The mental health benefits weave themselves in quietly at first—subtle, almost invisible—but soon become undeniable and deeply transformative. There’s something profoundly healing about moving through emotion without needing to explain it. Some days, it’s grief that moves through your body; other days, it’s rage or joy or shame. And yet, you don’t need to name any of it. You just let your body speak. Spin by spin, you shake off layers of stress, of stories, of stuckness. You find unexpected peace in the stillness of a pole sit—the way your thighs grip, the pause before the next transition. It teaches you that stillness isn’t weakness—it’s power in rest, grace in tension. Your flexibility improves, yes, but so does your emotional elasticity—the ability to bend without breaking, to flow instead of resist, to soften where you once hardened.

Then there’s the body awareness—intimate, raw, and sacred. Pole teaches you to truly listen to your body for maybe the first time in your life. You begin to notice where you clench when you’re afraid, where you collapse when you doubt yourself. You feel how your toes naturally point in pleasure, how your breath can lift you into flight—or drop you when you’re not present. You stop overriding your needs and start honoring them. You begin to move with intention, with curiosity. It’s no longer about how your body looks, but how it feels—and how alive you can become inside of it. And in that attunement, something shifts. You’re no longer just moving through choreography; you’re moving through life with a new compass—one that leads you home to yourself, again and again.

"You share everything—from bruised knees to hard-won spins, from quiet breakthroughs to laugh-until-you-cry pole fails and accidental nip slips."

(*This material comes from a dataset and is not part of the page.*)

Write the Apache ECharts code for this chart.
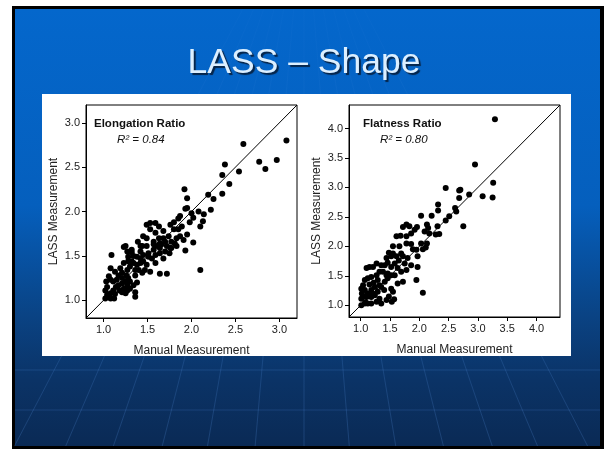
<!DOCTYPE html>
<html>
<head>
<meta charset="utf-8">
<script src="https://cdn.jsdelivr.net/npm/echarts@6/dist/echarts.min.js"></script>
<style>
  html, body { margin: 0; padding: 0; background: #fff; }
  #chart { width: 604px; height: 449px; }
</style>
</head>
<body>
<div id="chart"></div>
<script>
// Elongation ratio: manual vs LASS
const elongManual = [3.08, 2.97, 2.84, 2.77, 2.59, 2.54, 2.43, 2.38, 2.35, 2.35, 2.25, 2.19, 2.22, 2.14, 2.08, 2.13,
  2.02, 1.98, 1.92, 1.95, 1.93, 1.95, 2.00, 2.10, 2.02, 1.93, 2.10, 1.95, 1.89, 1.87, 1.85, 1.80, 1.83, 1.77, 1.81,
  1.77, 1.72, 1.74, 1.68, 1.64, 1.63, 1.59, 1.57, 1.53, 1.49, 1.53, 1.49, 1.72, 1.64, 1.53, 1.59, 1.68, 1.75, 1.64,
  1.57, 1.49, 1.44, 1.42, 1.45, 1.51, 1.55, 1.59, 1.61, 1.64, 1.70, 1.49, 1.45, 1.42, 1.38, 1.32, 1.32, 1.34, 1.38,
  1.23, 1.25, 1.09, 1.08, 1.28, 1.23, 1.19, 1.27, 1.30, 1.36, 1.40, 1.44, 1.36, 1.38, 1.36, 1.36, 1.27, 1.23, 1.21,
  1.15, 1.17, 1.11, 1.08, 1.04, 1.02, 1.08, 1.12, 1.02, 1.04, 1.03, 1.08, 1.11, 1.06, 1.17, 1.21, 1.26, 1.28, 1.30,
  1.25, 1.21, 1.14, 1.18, 1.21, 1.13, 1.25, 1.27, 1.30, 1.34, 1.13, 1.28, 1.34, 1.42, 1.47, 1.51, 1.57, 1.63, 1.68,
  1.66, 1.70, 1.76, 1.80, 1.85, 1.87, 1.91, 1.83, 1.76, 1.59, 1.45, 1.39, 1.42, 1.27, 1.32];
const elongLass = [2.80, 2.58, 2.48, 2.56, 2.76, 2.45, 2.31, 2.53, 2.41, 2.20, 2.14, 2.19, 2.02, 1.97, 2.00, 1.89,
  1.93, 1.88, 2.25, 2.15, 2.03, 2.04, 1.98, 1.83, 1.65, 1.56, 1.34, 1.74, 1.83, 1.95, 1.92, 1.80, 1.70, 1.66, 1.64,
  1.59, 1.61, 1.72, 1.78, 1.64, 1.83, 1.76, 1.66, 1.87, 1.85, 1.80, 1.70, 1.30, 1.30, 1.32, 1.42, 1.47, 1.53, 1.53,
  1.57, 1.61, 1.61, 1.55, 1.51, 1.49, 1.47, 1.51, 1.61, 1.59, 1.55, 1.40, 1.44, 1.42, 1.40, 1.44, 1.54, 1.50, 1.49,
  1.60, 1.61, 1.51, 1.36, 1.44, 1.42, 1.36, 1.34, 1.38, 1.34, 1.34, 1.31, 1.28, 1.20, 1.09, 1.04, 1.17, 1.13, 1.25,
  1.23, 1.17, 1.11, 1.08, 1.06, 1.02, 1.02, 1.02, 1.11, 1.15, 1.21, 1.23, 1.21, 1.27, 1.28, 1.31, 1.28, 1.25, 1.21,
  1.21, 1.19, 1.15, 1.11, 1.09, 1.07, 1.08, 1.11, 1.13, 1.17, 1.32, 1.49, 1.42, 1.47, 1.34, 1.53, 1.63, 1.70, 1.70,
  1.63, 1.66, 1.85, 1.88, 1.80, 1.72, 1.68, 1.61, 1.59, 1.87, 1.72, 1.66, 1.61, 1.55, 1.57];

// Flatness ratio: manual vs LASS
const flatManual = [3.29, 2.95, 3.26, 3.25, 3.08, 2.85, 2.70, 2.68, 2.45, 2.68, 2.61, 2.63, 2.51, 2.45, 2.75, 2.32,
  2.32, 2.31, 2.34, 2.28, 2.21, 2.03, 2.13, 2.15, 2.17, 2.09, 2.13, 2.11, 2.06, 2.03, 1.96, 1.92, 1.86, 1.83, 1.78,
  1.72, 1.68, 1.78, 1.61, 1.55, 1.86, 1.89, 1.95, 1.97, 1.97, 1.95, 2.06, 1.69, 1.65, 1.75, 1.80, 1.86, 1.78, 1.69,
  1.72, 1.63, 1.58, 1.52, 1.48, 1.52, 1.46, 1.41, 1.38, 1.44, 1.52, 1.55, 1.57, 1.53, 1.48, 1.40, 1.32, 1.29, 1.27,
  1.18, 1.12, 1.15, 1.10, 1.21, 1.24, 1.18, 1.12, 1.07, 1.02, 1.01, 1.01, 1.07, 1.12, 1.18, 1.27, 1.32, 1.35, 1.44,
  1.04, 1.07, 1.01, 1.10, 1.18, 1.24, 1.29, 1.35, 1.41, 1.46, 1.52, 1.32, 1.35, 1.44, 1.58, 1.63, 1.61, 1.55, 1.66,
  1.78, 1.72, 1.46, 1.27, 1.05, 1.15, 1.22, 1.08, 1.20];
const flatLass = [4.16, 3.39, 3.08, 2.83, 2.85, 2.88, 2.96, 2.95, 2.99, 2.82, 2.65, 2.59, 2.51, 2.44, 2.34, 2.71,
  2.61, 2.34, 2.21, 2.20, 2.52, 2.52, 2.37, 2.31, 2.22, 2.25, 2.05, 1.98, 1.95, 2.05, 2.33, 2.28, 2.22, 2.34, 2.37,
  2.33, 2.18, 2.17, 2.17, 2.00, 2.04, 1.95, 1.94, 1.83, 1.65, 1.43, 1.21, 1.88, 1.76, 1.71, 1.80, 1.68, 1.60, 1.57,
  1.40, 1.37, 1.51, 1.65, 1.89, 1.83, 1.72, 1.68, 1.57, 1.51, 1.28, 1.23, 1.10, 1.06, 1.15, 1.26, 1.34, 1.43, 1.51,
  1.48, 1.46, 1.65, 1.63, 1.65, 1.31, 1.26, 1.20, 1.26, 1.20, 1.11, 1.00, 1.03, 1.03, 1.03, 1.06, 1.11, 1.03, 1.09,
  1.34, 1.43, 1.28, 1.14, 1.14, 1.17, 1.23, 1.31, 1.40, 1.46, 1.51, 1.57, 1.68, 1.80, 1.71, 1.63, 1.83, 1.88, 2.00,
  2.05, 1.83, 1.54, 1.71, 1.15, 1.35, 1.38, 1.05, 1.20];

const elongTicks = [1.0, 1.5, 2.0, 2.5, 3.0];
const flatTicks = [1.0, 1.5, 2.0, 2.5, 3.0, 3.5, 4.0];
const elongRange = [0.8, 3.2];
const flatRange = [0.8, 4.4];

const zip = (xs, ys) => xs.map((x, i) => [x, ys[i]]);

const chart = echarts.init(document.getElementById('chart'));

const FONT = 'Liberation Sans, Arial, sans-serif';

const makeAxis = (gridIndex, range, ticks, name, isY) => ({
  type: 'value',
  gridIndex,
  min: range[0],
  max: range[1],
  name,
  nameLocation: 'middle',
  nameGap: isY ? 26 : 27,
  nameTextStyle: { fontFamily: FONT, fontSize: 12, color: '#222' },
  axisLine: { show: true, onZero: false, lineStyle: { color: '#000', width: 1 } },
  axisTick: { show: true, inside: false, length: 4, customValues: ticks, lineStyle: { color: '#000' } },
  axisLabel: {
    customValues: ticks,
    formatter: v => v.toFixed(1),
    fontFamily: FONT,
    fontSize: 11,
    color: '#222',
    margin: 6
  },
  splitLine: { show: false }
});

// faint decorative lines in the slide background
const meridianX = [61, 104, 144, 185, 223, 263, 304, 342, 381, 421, 462, 500, 542];
const vanish = [304, -108];
const meridians = meridianX.map(x0 => {
  const f = y => vanish[0] + (x0 - vanish[0]) * (y - vanish[1]) / (357 - vanish[1]);
  return {
    type: 'line',
    z: -8,
    silent: true,
    shape: { x1: f(9), y1: 9, x2: f(446), y2: 446 },
    style: {
      lineWidth: 1,
      stroke: {
        type: 'linear', x: 0, y: 0, x2: 0, y2: 1,
        colorStops: [
          { offset: 0, color: 'rgba(90,150,230,0.03)' },
          { offset: 1, color: 'rgba(90,150,230,0.22)' }
        ]
      }
    }
  };
});

const option = {
  animation: false,
  graphic: [
    { type: 'rect', z: -10, silent: true, shape: { x: 12, y: 6, width: 592, height: 443 }, style: { fill: '#000' } },
    {
      type: 'rect', z: -9, silent: true,
      shape: { x: 15, y: 9, width: 585, height: 437 },
      style: {
        fill: {
          type: 'linear', x: 0, y: 0, x2: 0, y2: 1,
          colorStops: [
            { offset: 0, color: '#0467cc' },
            { offset: 0.45, color: '#055fbd' },
            { offset: 0.7, color: '#0a4384' },
            { offset: 0.85, color: '#0b3366' },
            { offset: 1, color: '#0a2a55' }
          ]
        }
      }
    },
    ...meridians,
    { type: 'line', z: -8, silent: true, shape: { x1: 15, y1: 370, x2: 600, y2: 370 }, style: { stroke: 'rgba(80,140,220,0.22)', lineWidth: 1 } },
    { type: 'line', z: -8, silent: true, shape: { x1: 15, y1: 410, x2: 600, y2: 410 }, style: { stroke: 'rgba(80,140,220,0.22)', lineWidth: 1 } },
    { type: 'rect', z: -5, silent: true, shape: { x: 42, y: 94, width: 529, height: 262 }, style: { fill: '#fff' } },
    {
      type: 'text', z: 10, silent: true,
      x: 304, y: 63,
      style: {
        text: 'LASS – Shape',
        fontFamily: FONT,
        fontSize: 35.5,
        fill: '#dcefff',
        align: 'center',
        verticalAlign: 'middle',
        textShadowColor: '#062448',
        textShadowOffsetX: 2,
        textShadowOffsetY: 2,
        textShadowBlur: 1
      }
    },
    { type: 'text', z: 10, silent: true, x: 94, y: 124, style: { text: 'Elongation Ratio', fontFamily: FONT, fontSize: 11.5, fontWeight: 'bold', fill: '#111', verticalAlign: 'middle' } },
    { type: 'text', z: 10, silent: true, x: 117, y: 140, style: { text: 'R² = 0.84', fontFamily: FONT, fontSize: 11.5, fontStyle: 'italic', fill: '#111', verticalAlign: 'middle' } },
    { type: 'text', z: 10, silent: true, x: 363, y: 124, style: { text: 'Flatness Ratio', fontFamily: FONT, fontSize: 11.5, fontWeight: 'bold', fill: '#111', verticalAlign: 'middle' } },
    { type: 'text', z: 10, silent: true, x: 380, y: 140, style: { text: 'R² = 0.80', fontFamily: FONT, fontSize: 11.5, fontStyle: 'italic', fill: '#111', verticalAlign: 'middle' } }
  ],
  grid: [
    { left: 86, top: 105, width: 211, height: 213, show: true, borderColor: '#000', borderWidth: 1, backgroundColor: 'transparent' },
    { left: 349, top: 105, width: 211, height: 212, show: true, borderColor: '#000', borderWidth: 1, backgroundColor: 'transparent' }
  ],
  xAxis: [
    makeAxis(0, elongRange, elongTicks, 'Manual Measurement', false),
    makeAxis(1, flatRange, flatTicks, 'Manual Measurement', false)
  ],
  yAxis: [
    makeAxis(0, elongRange, elongTicks, 'LASS Measurement', true),
    makeAxis(1, flatRange, flatTicks, 'LASS Measurement', true)
  ],
  series: [
    {
      type: 'line', xAxisIndex: 0, yAxisIndex: 0, silent: true, showSymbol: false,
      data: zip(elongRange, elongRange),
      lineStyle: { color: '#000', width: 1 }, z: 1
    },
    {
      type: 'scatter', xAxisIndex: 0, yAxisIndex: 0, symbolSize: 6,
      data: zip(elongManual, elongLass),
      itemStyle: { color: '#000', opacity: 1 }, z: 3
    },
    {
      type: 'line', xAxisIndex: 1, yAxisIndex: 1, silent: true, showSymbol: false,
      data: zip(flatRange, flatRange),
      lineStyle: { color: '#000', width: 1 }, z: 1
    },
    {
      type: 'scatter', xAxisIndex: 1, yAxisIndex: 1, symbolSize: 6,
      data: zip(flatManual, flatLass),
      itemStyle: { color: '#000', opacity: 1 }, z: 3
    }
  ]
};

chart.setOption(option);
</script>
</body>
</html>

And because no journey of becoming is meant to be traveled alone, you find something unexpected—community. You walk into your first class unsure, maybe a little intimidated, wrapped in layers of doubt (and usually way too many clothes). But over time, you’re met with open arms, knowing smiles, and voices that cheer for you—not because you’re perfect, but because you showed up. These women become mirrors, reflecting your courage back to you when you forget it’s there. You share everything—from bruised knees to hard-won spins, from quiet breakthroughs to laugh-until-you-cry pole fails and accidental nip slips. It’s not about competition—it never was. It’s about collaboration, celebration, and sisterhood. It’s about healing in the presence of others who are also learning to love themselves out loud.

Yes, your body will change. It will grow stronger, more open, more capable—but the deeper transformation is the one that happens quietly within. Pole doesn’t just shape your muscles; it reshapes your relationship with yourself. It peels back the layers of self-consciousness and reveals what’s always been there: your fire, your softness, your sensuality, your resilience. It calls you back to your creative core, to your truth, to the version of you who isn’t performing, but being.

If you’re sitting on the fence, wondering if this is for you, let me say this from the bottom of my heart: you don’t have to be strong enough, flexible enough, or confident enough to begin. That’s not a requirement—it’s a reward. All you need is a moment of willingness. A breath of bravery. The tiniest crack in your armor to let your body whisper the story it’s been dying to tell.

Are you ready to surrender and let it speak?
Because I promise, the woman waiting on the other side of that decision is worth everything.